Goal –
Return, exactly as written, the lines that start at the one holding "Recreate this image as a component" and end at the one holding "import * as", with both of those lines kept. Skip any pictures.

Extracted records –
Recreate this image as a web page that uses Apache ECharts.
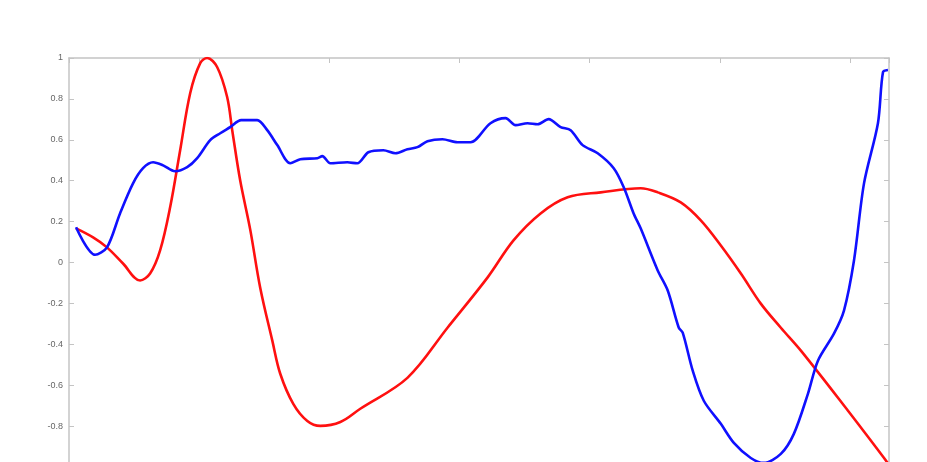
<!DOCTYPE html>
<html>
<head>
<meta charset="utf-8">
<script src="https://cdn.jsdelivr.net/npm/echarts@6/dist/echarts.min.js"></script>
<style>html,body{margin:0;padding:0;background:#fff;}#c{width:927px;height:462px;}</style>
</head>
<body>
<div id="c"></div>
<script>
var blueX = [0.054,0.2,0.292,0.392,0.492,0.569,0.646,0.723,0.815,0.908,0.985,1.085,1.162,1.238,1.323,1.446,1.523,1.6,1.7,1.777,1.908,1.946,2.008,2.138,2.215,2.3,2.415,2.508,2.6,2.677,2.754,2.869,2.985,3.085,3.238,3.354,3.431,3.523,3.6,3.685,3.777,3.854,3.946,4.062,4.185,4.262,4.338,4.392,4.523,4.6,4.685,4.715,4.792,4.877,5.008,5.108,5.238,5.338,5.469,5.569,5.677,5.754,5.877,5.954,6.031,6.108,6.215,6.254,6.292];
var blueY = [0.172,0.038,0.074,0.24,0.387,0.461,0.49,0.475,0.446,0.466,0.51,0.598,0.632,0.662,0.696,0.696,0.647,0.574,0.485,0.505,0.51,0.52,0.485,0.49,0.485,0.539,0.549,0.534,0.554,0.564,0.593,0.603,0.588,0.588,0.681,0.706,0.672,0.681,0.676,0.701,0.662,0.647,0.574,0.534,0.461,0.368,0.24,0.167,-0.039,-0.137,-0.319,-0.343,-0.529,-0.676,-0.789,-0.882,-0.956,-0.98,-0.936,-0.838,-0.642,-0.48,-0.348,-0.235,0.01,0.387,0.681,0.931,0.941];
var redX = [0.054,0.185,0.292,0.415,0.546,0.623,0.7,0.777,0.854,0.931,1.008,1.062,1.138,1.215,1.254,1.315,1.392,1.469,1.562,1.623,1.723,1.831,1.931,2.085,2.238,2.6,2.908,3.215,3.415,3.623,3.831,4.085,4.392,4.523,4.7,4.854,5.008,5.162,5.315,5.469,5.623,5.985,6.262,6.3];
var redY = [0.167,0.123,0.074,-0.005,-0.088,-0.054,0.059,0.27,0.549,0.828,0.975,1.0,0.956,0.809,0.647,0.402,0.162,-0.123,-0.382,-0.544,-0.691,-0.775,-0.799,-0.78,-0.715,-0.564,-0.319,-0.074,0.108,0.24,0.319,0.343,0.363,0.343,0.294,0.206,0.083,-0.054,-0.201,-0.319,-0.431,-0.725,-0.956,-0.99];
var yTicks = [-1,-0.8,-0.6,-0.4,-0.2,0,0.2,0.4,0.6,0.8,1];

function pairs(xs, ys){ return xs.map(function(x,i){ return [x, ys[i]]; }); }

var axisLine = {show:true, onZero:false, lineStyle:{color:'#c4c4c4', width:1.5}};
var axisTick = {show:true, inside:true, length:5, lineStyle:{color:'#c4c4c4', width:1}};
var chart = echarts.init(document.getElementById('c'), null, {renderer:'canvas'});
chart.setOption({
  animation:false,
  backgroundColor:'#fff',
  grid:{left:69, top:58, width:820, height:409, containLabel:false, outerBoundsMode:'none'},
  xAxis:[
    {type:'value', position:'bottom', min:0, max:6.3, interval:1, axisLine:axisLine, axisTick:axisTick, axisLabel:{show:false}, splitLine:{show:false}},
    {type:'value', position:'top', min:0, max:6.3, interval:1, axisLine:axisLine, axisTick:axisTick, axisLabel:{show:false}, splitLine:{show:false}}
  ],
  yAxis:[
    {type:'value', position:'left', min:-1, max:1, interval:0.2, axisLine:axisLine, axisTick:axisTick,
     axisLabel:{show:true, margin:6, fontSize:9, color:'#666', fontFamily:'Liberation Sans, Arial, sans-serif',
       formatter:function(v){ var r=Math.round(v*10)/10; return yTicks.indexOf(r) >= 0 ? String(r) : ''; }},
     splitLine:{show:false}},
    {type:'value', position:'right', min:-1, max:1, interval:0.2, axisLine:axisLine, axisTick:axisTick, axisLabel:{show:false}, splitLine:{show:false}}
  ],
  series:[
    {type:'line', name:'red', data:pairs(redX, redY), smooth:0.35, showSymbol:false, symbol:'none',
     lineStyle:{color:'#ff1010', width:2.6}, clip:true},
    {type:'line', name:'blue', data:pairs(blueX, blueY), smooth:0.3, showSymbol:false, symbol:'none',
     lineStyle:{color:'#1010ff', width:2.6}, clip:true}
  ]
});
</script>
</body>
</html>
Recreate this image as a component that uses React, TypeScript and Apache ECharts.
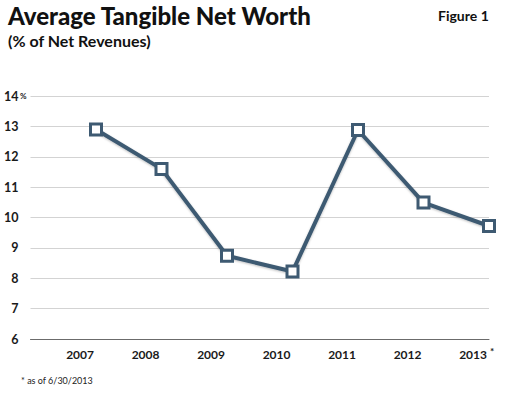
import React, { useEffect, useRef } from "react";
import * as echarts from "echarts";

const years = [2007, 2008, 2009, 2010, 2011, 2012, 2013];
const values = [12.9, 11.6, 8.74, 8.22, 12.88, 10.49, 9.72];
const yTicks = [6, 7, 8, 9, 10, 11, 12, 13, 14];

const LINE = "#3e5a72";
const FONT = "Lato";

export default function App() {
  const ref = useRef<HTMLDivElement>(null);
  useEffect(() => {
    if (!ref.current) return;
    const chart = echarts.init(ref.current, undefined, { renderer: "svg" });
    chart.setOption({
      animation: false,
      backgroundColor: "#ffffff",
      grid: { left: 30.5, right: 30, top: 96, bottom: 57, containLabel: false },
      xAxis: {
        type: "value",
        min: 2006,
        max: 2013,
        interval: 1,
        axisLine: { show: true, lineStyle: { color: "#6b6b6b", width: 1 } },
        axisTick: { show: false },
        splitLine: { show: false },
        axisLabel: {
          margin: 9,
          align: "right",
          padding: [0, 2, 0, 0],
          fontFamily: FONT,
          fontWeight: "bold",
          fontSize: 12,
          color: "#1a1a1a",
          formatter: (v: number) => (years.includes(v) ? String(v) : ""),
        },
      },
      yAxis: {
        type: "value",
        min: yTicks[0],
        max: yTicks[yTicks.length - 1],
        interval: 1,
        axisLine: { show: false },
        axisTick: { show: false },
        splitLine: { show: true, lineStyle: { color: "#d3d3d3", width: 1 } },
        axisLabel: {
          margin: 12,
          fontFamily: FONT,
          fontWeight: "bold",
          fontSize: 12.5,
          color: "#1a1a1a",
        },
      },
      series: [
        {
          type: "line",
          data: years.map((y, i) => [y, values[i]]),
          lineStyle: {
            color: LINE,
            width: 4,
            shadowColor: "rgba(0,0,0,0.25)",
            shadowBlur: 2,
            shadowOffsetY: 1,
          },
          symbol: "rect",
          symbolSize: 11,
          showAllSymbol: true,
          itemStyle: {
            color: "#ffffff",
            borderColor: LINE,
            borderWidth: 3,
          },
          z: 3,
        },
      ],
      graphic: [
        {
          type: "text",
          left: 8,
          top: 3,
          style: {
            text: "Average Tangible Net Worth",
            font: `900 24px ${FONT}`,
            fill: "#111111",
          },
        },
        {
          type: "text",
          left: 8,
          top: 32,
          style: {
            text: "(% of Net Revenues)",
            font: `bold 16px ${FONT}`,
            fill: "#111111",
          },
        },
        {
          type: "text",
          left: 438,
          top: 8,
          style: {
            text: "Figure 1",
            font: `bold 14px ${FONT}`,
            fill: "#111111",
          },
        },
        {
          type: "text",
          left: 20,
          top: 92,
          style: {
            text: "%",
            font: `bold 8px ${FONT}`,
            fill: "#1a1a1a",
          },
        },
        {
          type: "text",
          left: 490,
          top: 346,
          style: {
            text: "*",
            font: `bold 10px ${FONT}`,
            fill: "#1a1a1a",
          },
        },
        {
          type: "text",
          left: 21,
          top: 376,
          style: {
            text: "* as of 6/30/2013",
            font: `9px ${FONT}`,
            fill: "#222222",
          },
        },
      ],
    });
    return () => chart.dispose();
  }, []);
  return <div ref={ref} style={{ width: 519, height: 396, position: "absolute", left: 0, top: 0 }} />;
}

Problem solution –
Recreate this image as a component that uses React, TypeScript and Apache ECharts.
import React, { useEffect, useRef } from "react";
import * as echarts from "echarts";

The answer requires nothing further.